Last week, four separate leaks were discovered in pipelines, known as Nord Stream 1 and Nord Stream 2, which were built to bring gas under the Baltic Sea from Russia to Germany and transit close to Sweden and Denmark. Explosions had been detected nearby just before the leaks occurred, and political leaders in Europe and the United States suggested that the incident was a deliberate act.

Poland and Ukraine have both openly blamed Russia, which has pointed a finger at the United States, and both Moscow and Washington have issued indignant denials.

On Thursday, The Swedish Security Service, the Swedish equivalent of the F.B.I., confirmed the suspicion that saboteurs were behind the leaks.

“Our suspicion of gross sabotage is stronger than before,” Nina Odermalm-Schei, a spokesperson for the agency, said by phone. “We have been able to establish that there have been detonations near Nord Stream 1 and 2 in the Swedish economic zone and the result is extensive damage to the pipelines,” she said.
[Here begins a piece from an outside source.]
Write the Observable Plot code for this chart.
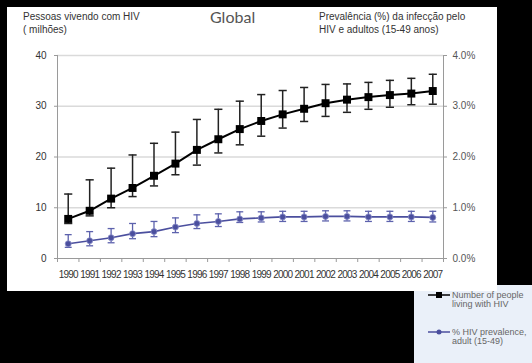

She said that evidence gathered from the site will now be analyzed by experts with the intention of establishing whether anyone can be prosecuted.

Swedish authorities have been treating the area near Sweden where the leaks occurred as a crime scene, and the investigation is being led by Mats Ljungqvist of the National Security Unit, the part of Sweden’s federal prosecution service which investigates crimes related to national security.

Prime Minister Magdalena Andersson of Sweden was on her way into a European security summit in Prague on Thursday when she was asked about the theory sabotage had caused the leaks.

“It is very good that we are working intensively on this,” she said, according to the Swedish newspaper Svenska Dagbladet, citing Sweden’s TT News Agency. “This is about much more than Sweden and Denmark. This is about the European energy supply,” Ms. Andersson said.